> WHAT THE TASK REQUIRES
What is the number of lines in these entries that include "this"? Write that number and no other text.

> INPUT RECORDS
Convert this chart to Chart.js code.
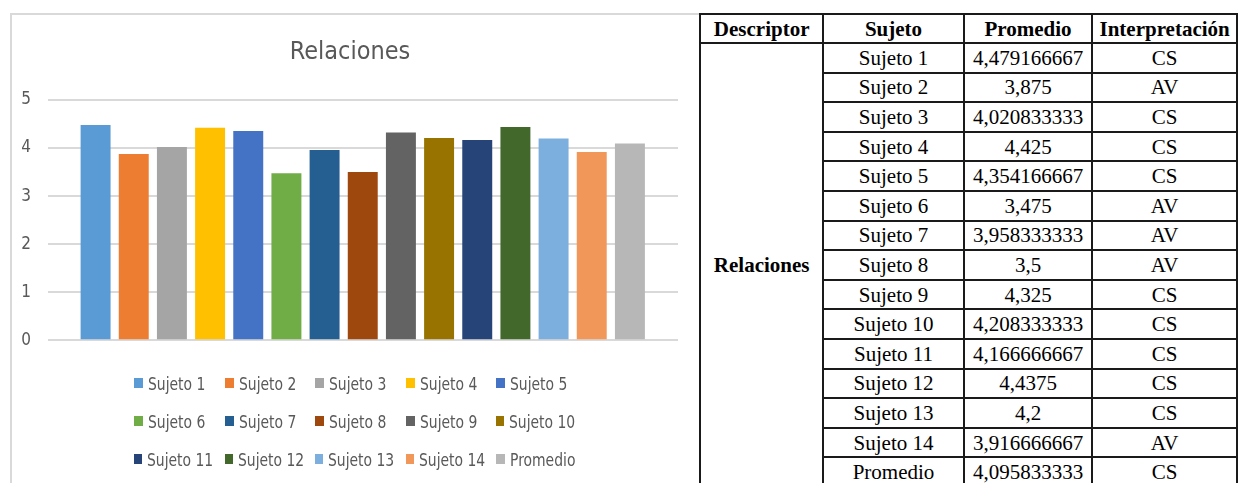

* * *

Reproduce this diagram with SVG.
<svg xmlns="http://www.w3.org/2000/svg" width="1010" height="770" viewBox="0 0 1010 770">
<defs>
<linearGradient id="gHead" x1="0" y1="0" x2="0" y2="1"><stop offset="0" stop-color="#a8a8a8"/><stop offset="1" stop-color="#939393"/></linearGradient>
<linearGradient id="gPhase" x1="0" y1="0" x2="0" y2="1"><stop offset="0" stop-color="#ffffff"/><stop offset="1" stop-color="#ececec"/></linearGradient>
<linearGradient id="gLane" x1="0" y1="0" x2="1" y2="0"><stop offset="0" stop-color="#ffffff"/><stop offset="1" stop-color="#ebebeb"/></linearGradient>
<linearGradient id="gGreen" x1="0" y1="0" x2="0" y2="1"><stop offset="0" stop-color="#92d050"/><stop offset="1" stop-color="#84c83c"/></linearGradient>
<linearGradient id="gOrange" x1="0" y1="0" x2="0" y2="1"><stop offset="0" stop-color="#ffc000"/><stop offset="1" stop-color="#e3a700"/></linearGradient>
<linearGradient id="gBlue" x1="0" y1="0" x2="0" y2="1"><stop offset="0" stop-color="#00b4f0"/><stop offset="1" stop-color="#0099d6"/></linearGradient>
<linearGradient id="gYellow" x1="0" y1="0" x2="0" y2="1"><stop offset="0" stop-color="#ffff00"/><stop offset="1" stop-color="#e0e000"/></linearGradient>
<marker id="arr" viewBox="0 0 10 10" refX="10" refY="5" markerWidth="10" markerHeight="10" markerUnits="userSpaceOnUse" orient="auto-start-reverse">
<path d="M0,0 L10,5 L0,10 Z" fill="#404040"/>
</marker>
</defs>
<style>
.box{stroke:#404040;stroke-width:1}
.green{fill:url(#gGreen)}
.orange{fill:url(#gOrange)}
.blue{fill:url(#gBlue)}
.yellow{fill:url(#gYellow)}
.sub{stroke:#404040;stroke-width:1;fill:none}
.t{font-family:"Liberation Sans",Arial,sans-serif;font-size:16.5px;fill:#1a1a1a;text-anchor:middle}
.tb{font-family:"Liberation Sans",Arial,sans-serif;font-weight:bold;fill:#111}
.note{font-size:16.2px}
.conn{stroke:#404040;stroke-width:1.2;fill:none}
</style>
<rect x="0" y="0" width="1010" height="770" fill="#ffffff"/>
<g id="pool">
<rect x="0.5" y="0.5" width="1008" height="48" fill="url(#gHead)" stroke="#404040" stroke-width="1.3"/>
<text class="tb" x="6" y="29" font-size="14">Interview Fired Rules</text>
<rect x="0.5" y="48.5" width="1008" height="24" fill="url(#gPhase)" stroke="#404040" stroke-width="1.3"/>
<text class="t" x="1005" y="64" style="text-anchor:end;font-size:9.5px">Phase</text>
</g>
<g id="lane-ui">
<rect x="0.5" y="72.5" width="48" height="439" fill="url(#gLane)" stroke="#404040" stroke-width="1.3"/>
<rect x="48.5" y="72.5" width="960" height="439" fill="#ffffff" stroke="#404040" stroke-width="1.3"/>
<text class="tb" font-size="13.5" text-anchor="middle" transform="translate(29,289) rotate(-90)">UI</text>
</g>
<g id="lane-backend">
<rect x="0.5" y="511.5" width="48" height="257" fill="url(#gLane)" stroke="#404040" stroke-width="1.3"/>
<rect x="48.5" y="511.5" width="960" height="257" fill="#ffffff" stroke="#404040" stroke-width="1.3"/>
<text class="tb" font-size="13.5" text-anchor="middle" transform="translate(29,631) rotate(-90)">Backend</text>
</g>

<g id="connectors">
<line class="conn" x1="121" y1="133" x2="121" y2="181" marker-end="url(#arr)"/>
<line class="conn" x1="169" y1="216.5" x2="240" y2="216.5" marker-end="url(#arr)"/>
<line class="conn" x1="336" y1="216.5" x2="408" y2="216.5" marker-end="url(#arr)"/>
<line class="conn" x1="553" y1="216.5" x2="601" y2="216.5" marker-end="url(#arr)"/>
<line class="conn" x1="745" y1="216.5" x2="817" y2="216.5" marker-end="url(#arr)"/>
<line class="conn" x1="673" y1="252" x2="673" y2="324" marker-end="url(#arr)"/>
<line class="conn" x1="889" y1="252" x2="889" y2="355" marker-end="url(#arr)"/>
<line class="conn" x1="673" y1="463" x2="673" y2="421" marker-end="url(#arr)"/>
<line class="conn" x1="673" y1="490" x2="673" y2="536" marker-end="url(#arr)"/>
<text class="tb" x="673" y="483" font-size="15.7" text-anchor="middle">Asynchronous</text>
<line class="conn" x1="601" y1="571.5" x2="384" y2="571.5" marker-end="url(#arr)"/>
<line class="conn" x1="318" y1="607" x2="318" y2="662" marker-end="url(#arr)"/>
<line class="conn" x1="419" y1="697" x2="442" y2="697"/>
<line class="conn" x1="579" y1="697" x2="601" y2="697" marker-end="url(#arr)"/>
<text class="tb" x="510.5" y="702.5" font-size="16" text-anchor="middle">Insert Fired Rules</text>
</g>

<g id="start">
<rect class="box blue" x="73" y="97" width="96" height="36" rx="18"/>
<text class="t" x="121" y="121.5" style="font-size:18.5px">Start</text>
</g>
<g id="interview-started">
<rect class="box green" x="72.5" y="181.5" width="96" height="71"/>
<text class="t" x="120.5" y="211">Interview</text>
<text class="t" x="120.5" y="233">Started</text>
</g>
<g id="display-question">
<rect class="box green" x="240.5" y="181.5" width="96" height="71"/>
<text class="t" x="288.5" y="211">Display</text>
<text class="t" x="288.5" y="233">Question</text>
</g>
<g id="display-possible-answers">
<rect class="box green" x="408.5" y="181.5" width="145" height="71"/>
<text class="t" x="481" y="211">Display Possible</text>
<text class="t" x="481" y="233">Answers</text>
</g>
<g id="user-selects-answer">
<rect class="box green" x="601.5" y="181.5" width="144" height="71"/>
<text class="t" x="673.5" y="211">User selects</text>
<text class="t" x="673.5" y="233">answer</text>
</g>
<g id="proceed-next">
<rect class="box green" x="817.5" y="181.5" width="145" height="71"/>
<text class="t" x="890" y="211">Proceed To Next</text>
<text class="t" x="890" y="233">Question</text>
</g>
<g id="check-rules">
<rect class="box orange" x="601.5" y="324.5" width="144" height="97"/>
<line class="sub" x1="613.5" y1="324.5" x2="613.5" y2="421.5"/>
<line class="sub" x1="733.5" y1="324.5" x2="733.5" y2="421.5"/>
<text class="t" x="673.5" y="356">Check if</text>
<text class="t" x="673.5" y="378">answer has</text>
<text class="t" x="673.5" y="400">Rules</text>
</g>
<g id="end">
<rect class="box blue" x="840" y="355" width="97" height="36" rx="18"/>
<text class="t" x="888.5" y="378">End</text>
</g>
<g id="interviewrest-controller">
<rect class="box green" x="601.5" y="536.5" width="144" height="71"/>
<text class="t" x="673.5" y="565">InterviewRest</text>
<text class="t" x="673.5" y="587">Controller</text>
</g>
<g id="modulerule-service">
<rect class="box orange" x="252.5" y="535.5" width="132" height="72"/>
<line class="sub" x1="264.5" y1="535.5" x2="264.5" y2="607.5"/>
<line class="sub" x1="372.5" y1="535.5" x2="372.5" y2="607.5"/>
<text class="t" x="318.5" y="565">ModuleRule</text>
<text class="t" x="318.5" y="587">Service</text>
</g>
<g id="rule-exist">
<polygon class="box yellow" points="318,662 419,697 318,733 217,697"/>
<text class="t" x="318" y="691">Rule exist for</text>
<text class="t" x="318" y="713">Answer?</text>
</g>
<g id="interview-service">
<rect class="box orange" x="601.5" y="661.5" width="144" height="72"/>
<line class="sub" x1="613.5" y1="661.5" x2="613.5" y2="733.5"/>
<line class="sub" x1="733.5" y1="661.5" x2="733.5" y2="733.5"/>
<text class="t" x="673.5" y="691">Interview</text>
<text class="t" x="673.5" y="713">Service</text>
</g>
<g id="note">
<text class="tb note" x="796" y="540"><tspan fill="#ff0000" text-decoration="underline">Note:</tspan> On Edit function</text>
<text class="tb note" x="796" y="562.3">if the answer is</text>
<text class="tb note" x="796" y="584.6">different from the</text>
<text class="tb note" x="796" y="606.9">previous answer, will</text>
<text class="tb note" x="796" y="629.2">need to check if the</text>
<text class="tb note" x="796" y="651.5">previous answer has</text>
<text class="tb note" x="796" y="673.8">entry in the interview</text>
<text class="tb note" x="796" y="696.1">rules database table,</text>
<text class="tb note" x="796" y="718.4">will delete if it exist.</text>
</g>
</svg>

> TASK ANSWER
2